**DATASET EXCERPT**
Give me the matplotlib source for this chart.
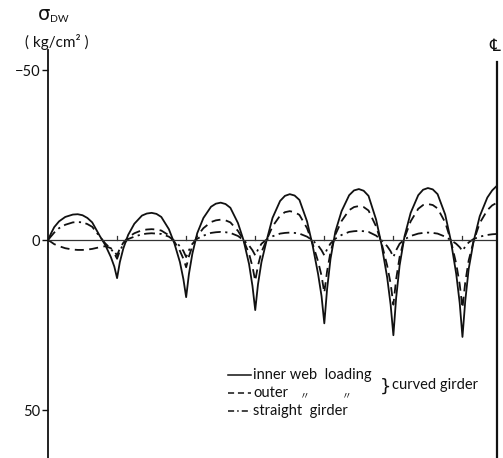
import matplotlib
matplotlib.use("Agg")
import matplotlib.pyplot as plt
from matplotlib.lines import Line2D

# Web bending stress sigma_DW along the girder (kg/cm^2); supports at integer
# positions, centre line of the girder at 6.5.
SPAN_OFFSETS = [0.04, 0.09, 0.16, 0.25, 0.36, 0.43, 0.50, 0.57, 0.64, 0.75, 0.83, 0.91, 0.96]

inner_support = [0.0, 11.2, 16.8, 20.6, 24.5, 28.0, 28.5]
inner_spans = [
    [-1.8, -3.8, -5.5, -6.8, -7.5, -7.6, -7.3, -6.5, -5.2, -1.2, 1.5, 5.0, 7.8],
    [6.5, 2.5, -1.5, -4.8, -7.2, -7.8, -8.0, -7.7, -6.8, -3.2, 1.0, 6.5, 11.5],
    [10.0, 4.0, -2.0, -6.5, -9.8, -10.7, -11.0, -10.6, -9.5, -5.0, 0.0, 7.0, 13.5],
    [13.0, 6.5, 0.5, -6.5, -11.5, -13.0, -13.5, -13.1, -11.8, -5.5, 1.5, 10.0, 16.5],
    [14.5, 5.5, -2.5, -8.5, -13.2, -14.6, -15.0, -14.5, -13.0, -6.0, 1.5, 11.0, 19.0],
    [17.0, 7.5, -1.0, -8.0, -13.2, -14.8, -15.3, -14.9, -13.5, -7.5, 0.0, 10.0, 18.5],
    [18.0, 8.5, 0.5, -7.0, -12.5, -14.6, -16.0],
]

outer_support = [0.0, 4.5, 8.0, 12.0, 15.5, 19.0, 20.0]
outer_spans = [
    [0.5, 1.2, 1.8, 2.4, 2.8, 2.9, 2.9, 2.8, 2.6, 2.1, 1.8, 2.4, 3.3],
    [2.5, 0.8, -0.8, -2.0, -2.9, -3.1, -3.2, -3.1, -2.8, -1.4, 0.5, 3.2, 5.5],
    [4.8, 1.8, -1.2, -3.5, -5.3, -5.8, -6.0, -5.8, -5.2, -2.7, 0.0, 4.0, 7.8],
    [7.5, 3.5, 0.2, -4.0, -7.2, -8.2, -8.5, -8.2, -7.4, -3.5, 1.0, 6.3, 10.5],
    [9.2, 3.5, -1.6, -5.6, -8.8, -9.7, -10.0, -9.7, -8.7, -4.0, 1.0, 7.5, 12.8],
    [11.5, 5.0, -0.6, -5.5, -9.2, -10.3, -10.6, -10.3, -9.3, -5.2, 0.0, 7.0, 13.0],
    [12.5, 6.0, 0.4, -5.0, -8.8, -10.2, -11.0],
]

straight_support = [0.0, 5.5, 5.0, 4.5, 4.5, 5.0, 3.2]
straight_spans = [
    [-1.0, -2.2, -3.5, -4.5, -5.2, -5.3, -5.2, -4.7, -3.9, -1.0, 1.0, 2.6, 3.9],
    [3.2, 1.2, -0.3, -1.0, -1.7, -1.9, -2.0, -1.9, -1.8, -1.0, 0.2, 1.8, 3.2],
    [3.0, 1.1, -0.4, -1.3, -2.1, -2.3, -2.4, -2.3, -2.1, -1.2, 0.0, 1.6, 3.0],
    [2.8, 1.1, -0.1, -1.1, -1.9, -2.1, -2.2, -2.1, -1.9, -1.0, 0.1, 1.6, 3.0],
    [2.7, 1.0, -0.4, -1.5, -2.4, -2.6, -2.7, -2.6, -2.4, -1.3, 0.1, 1.8, 3.3],
    [3.0, 1.1, -0.2, -1.2, -1.9, -2.1, -2.2, -2.1, -1.9, -1.0, 0.0, 1.1, 2.1],
    [1.9, 0.7, -0.3, -1.0, -1.5, -1.7, -1.8],
]

y_ticks = [-50, 0, 50]
y_tick_labels = ["\u221250", "0", "50"]
support_positions = [1, 2, 3, 4, 5, 6]
centre_line = 6.5

W, H = 503, 458
plt.rcParams["font.family"] = ["Lato", "DejaVu Sans"]

fig = plt.figure(figsize=(W / 100, H / 100), dpi=100)
ax = fig.add_axes([48 / W, 0, (497 - 48) / W, (458 - 50) / H])
ax.set_xlim(0, centre_line)
ax.set_ylim(64.1, -55.9)


def build(support, spans):
    xs, ys = [], []
    for k, row in enumerate(spans):
        xs.append(k)
        ys.append(support[k])
        for off, v in zip(SPAN_OFFSETS, row):
            xs.append(k + off)
            ys.append(v)
    return xs, ys


ink = "#111111"
for support, spans, style in [
    (inner_support, inner_spans, dict(linestyle="-")),
    (outer_support, outer_spans, dict(dashes=(5, 3))),
    (straight_support, straight_spans, dict(dashes=(6, 2.5, 1.2, 2.5))),
]:
    xs, ys = build(support, spans)
    ax.plot(xs, ys, color=ink, lw=1.3, solid_joinstyle="round", **style)

# zero line with small support marks
ax.axhline(0, color="#333333", lw=0.9)
for s in support_positions:
    ax.plot([s, s], [0, -1.2], color="#333333", lw=0.9)

# centre line
ax.plot([centre_line, centre_line], [-52.4, 64.1], color=ink, lw=1.6, clip_on=False)
fig.text(495 / W, 1 - 46 / H, "\u2104", ha="center", va="center", fontsize=12,
         family=["DejaVu Sans", "Noto Sans CJK JP"], color=ink)

for side in ["top", "right", "bottom"]:
    ax.spines[side].set_visible(False)
ax.spines["left"].set_linewidth(1.3)
ax.spines["left"].set_color(ink)
ax.set_xticks([])
ax.set_yticks(y_ticks)
ax.set_yticklabels(y_tick_labels)
ax.tick_params(axis="y", direction="out", length=4, width=1, pad=1.5,
               labelsize=10.5, colors=ink)

# axis title
fig.text(44 / W, 1 - 15 / H, "\u03c3", ha="center", va="center", fontsize=14,
         family=["DejaVu Sans"], color=ink)
fig.text(50 / W, 1 - 19 / H, "DW", ha="left", va="center", fontsize=7.5, color=ink)
fig.text(57 / W, 1 - 42 / H, "( kg/cm\u00b2 )", ha="center", va="center", fontsize=11, color=ink)

# legend
def fx(px):
    return px / W


def fy(py):
    return 1 - py / H


legend_rows = [
    (375, dict(linestyle="-"), "inner web  loading"),
    (393, dict(dashes=(4, 2.5)), "outer"),
    (411, dict(dashes=(4, 2, 1, 2)), "straight  girder"),
]
for py, style, label in legend_rows:
    fig.add_artist(Line2D([fx(228), fx(251)], [fy(py), fy(py)], color=ink, lw=1.1, **style))
    fig.text(fx(253), fy(py), label, ha="left", va="center", fontsize=10.5, color=ink)

for px in (305, 347):
    fig.text(fx(px), fy(395), "\u3003", ha="center", va="center", fontsize=7,
             family=["Noto Sans CJK JP", "DejaVu Sans"], color=ink)

fig.text(fx(385), fy(387), "}", ha="center", va="center", fontsize=13,
         family=["DejaVu Sans"], color=ink)
fig.text(fx(392), fy(385), "curved girder", ha="left", va="center", fontsize=10.5, color=ink)

fig.savefig("out.png", dpi=100, facecolor="white")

**TASK DETAILS**
Omit the pictures and reproduce the listing exactly.

**SOLUTION TO THE EXERCISE**
Give me the matplotlib source for this chart.
import matplotlib
matplotlib.use("Agg")
import matplotlib.pyplot as plt
from matplotlib.lines import Line2D

# Web bending stress sigma_DW along the girder (kg/cm^2); supports at integer
# positions, centre line of the girder at 6.5.
SPAN_OFFSETS = [0.04, 0.09, 0.16, 0.25, 0.36, 0.43, 0.50, 0.57, 0.64, 0.75, 0.83, 0.91, 0.96]

inner_support = [0.0, 11.2, 16.8, 20.6, 24.5, 28.0, 28.5]
inner_spans = [
    [-1.8, -3.8, -5.5, -6.8, -7.5, -7.6, -7.3, -6.5, -5.2, -1.2, 1.5, 5.0, 7.8],
    [6.5, 2.5, -1.5, -4.8, -7.2, -7.8, -8.0, -7.7, -6.8, -3.2, 1.0, 6.5, 11.5],
    [10.0, 4.0, -2.0, -6.5, -9.8, -10.7, -11.0, -10.6, -9.5, -5.0, 0.0, 7.0, 13.5],
    [13.0, 6.5, 0.5, -6.5, -11.5, -13.0, -13.5, -13.1, -11.8, -5.5, 1.5, 10.0, 16.5],
    [14.5, 5.5, -2.5, -8.5, -13.2, -14.6, -15.0, -14.5, -13.0, -6.0, 1.5, 11.0, 19.0],
    [17.0, 7.5, -1.0, -8.0, -13.2, -14.8, -15.3, -14.9, -13.5, -7.5, 0.0, 10.0, 18.5],
    [18.0, 8.5, 0.5, -7.0, -12.5, -14.6, -16.0],
]

outer_support = [0.0, 4.5, 8.0, 12.0, 15.5, 19.0, 20.0]
outer_spans = [
    [0.5, 1.2, 1.8, 2.4, 2.8, 2.9, 2.9, 2.8, 2.6, 2.1, 1.8, 2.4, 3.3],
    [2.5, 0.8, -0.8, -2.0, -2.9, -3.1, -3.2, -3.1, -2.8, -1.4, 0.5, 3.2, 5.5],
    [4.8, 1.8, -1.2, -3.5, -5.3, -5.8, -6.0, -5.8, -5.2, -2.7, 0.0, 4.0, 7.8],
    [7.5, 3.5, 0.2, -4.0, -7.2, -8.2, -8.5, -8.2, -7.4, -3.5, 1.0, 6.3, 10.5],
    [9.2, 3.5, -1.6, -5.6, -8.8, -9.7, -10.0, -9.7, -8.7, -4.0, 1.0, 7.5, 12.8],
    [11.5, 5.0, -0.6, -5.5, -9.2, -10.3, -10.6, -10.3, -9.3, -5.2, 0.0, 7.0, 13.0],
    [12.5, 6.0, 0.4, -5.0, -8.8, -10.2, -11.0],
]

straight_support = [0.0, 5.5, 5.0, 4.5, 4.5, 5.0, 3.2]
straight_spans = [
    [-1.0, -2.2, -3.5, -4.5, -5.2, -5.3, -5.2, -4.7, -3.9, -1.0, 1.0, 2.6, 3.9],
    [3.2, 1.2, -0.3, -1.0, -1.7, -1.9, -2.0, -1.9, -1.8, -1.0, 0.2, 1.8, 3.2],
    [3.0, 1.1, -0.4, -1.3, -2.1, -2.3, -2.4, -2.3, -2.1, -1.2, 0.0, 1.6, 3.0],
    [2.8, 1.1, -0.1, -1.1, -1.9, -2.1, -2.2, -2.1, -1.9, -1.0, 0.1, 1.6, 3.0],
    [2.7, 1.0, -0.4, -1.5, -2.4, -2.6, -2.7, -2.6, -2.4, -1.3, 0.1, 1.8, 3.3],
    [3.0, 1.1, -0.2, -1.2, -1.9, -2.1, -2.2, -2.1, -1.9, -1.0, 0.0, 1.1, 2.1],
    [1.9, 0.7, -0.3, -1.0, -1.5, -1.7, -1.8],
]

y_ticks = [-50, 0, 50]
y_tick_labels = ["\u221250", "0", "50"]
support_positions = [1, 2, 3, 4, 5, 6]
centre_line = 6.5

W, H = 503, 458
plt.rcParams["font.family"] = ["Lato", "DejaVu Sans"]

fig = plt.figure(figsize=(W / 100, H / 100), dpi=100)
ax = fig.add_axes([48 / W, 0, (497 - 48) / W, (458 - 50) / H])
ax.set_xlim(0, centre_line)
ax.set_ylim(64.1, -55.9)


def build(support, spans):
    xs, ys = [], []
    for k, row in enumerate(spans):
        xs.append(k)
        ys.append(support[k])
        for off, v in zip(SPAN_OFFSETS, row):
            xs.append(k + off)
            ys.append(v)
    return xs, ys


ink = "#111111"
for support, spans, style in [
    (inner_support, inner_spans, dict(linestyle="-")),
    (outer_support, outer_spans, dict(dashes=(5, 3))),
    (straight_support, straight_spans, dict(dashes=(6, 2.5, 1.2, 2.5))),
]:
    xs, ys = build(support, spans)
    ax.plot(xs, ys, color=ink, lw=1.3, solid_joinstyle="round", **style)

# zero line with small support marks
ax.axhline(0, color="#333333", lw=0.9)
for s in support_positions:
    ax.plot([s, s], [0, -1.2], color="#333333", lw=0.9)

# centre line
ax.plot([centre_line, centre_line], [-52.4, 64.1], color=ink, lw=1.6, clip_on=False)
fig.text(495 / W, 1 - 46 / H, "\u2104", ha="center", va="center", fontsize=12,
         family=["DejaVu Sans", "Noto Sans CJK JP"], color=ink)

for side in ["top", "right", "bottom"]:
    ax.spines[side].set_visible(False)
ax.spines["left"].set_linewidth(1.3)
ax.spines["left"].set_color(ink)
ax.set_xticks([])
ax.set_yticks(y_ticks)
ax.set_yticklabels(y_tick_labels)
ax.tick_params(axis="y", direction="out", length=4, width=1, pad=1.5,
               labelsize=10.5, colors=ink)

# axis title
fig.text(44 / W, 1 - 15 / H, "\u03c3", ha="center", va="center", fontsize=14,
         family=["DejaVu Sans"], color=ink)
fig.text(50 / W, 1 - 19 / H, "DW", ha="left", va="center", fontsize=7.5, color=ink)
fig.text(57 / W, 1 - 42 / H, "( kg/cm\u00b2 )", ha="center", va="center", fontsize=11, color=ink)

# legend
def fx(px):
    return px / W


def fy(py):
    return 1 - py / H


legend_rows = [
    (375, dict(linestyle="-"), "inner web  loading"),
    (393, dict(dashes=(4, 2.5)), "outer"),
    (411, dict(dashes=(4, 2, 1, 2)), "straight  girder"),
]
for py, style, label in legend_rows:
    fig.add_artist(Line2D([fx(228), fx(251)], [fy(py), fy(py)], color=ink, lw=1.1, **style))
    fig.text(fx(253), fy(py), label, ha="left", va="center", fontsize=10.5, color=ink)

for px in (305, 347):
    fig.text(fx(px), fy(395), "\u3003", ha="center", va="center", fontsize=7,
             family=["Noto Sans CJK JP", "DejaVu Sans"], color=ink)

fig.text(fx(385), fy(387), "}", ha="center", va="center", fontsize=13,
         family=["DejaVu Sans"], color=ink)
fig.text(fx(392), fy(385), "curved girder", ha="left", va="center", fontsize=10.5, color=ink)

fig.savefig("out.png", dpi=100, facecolor="white")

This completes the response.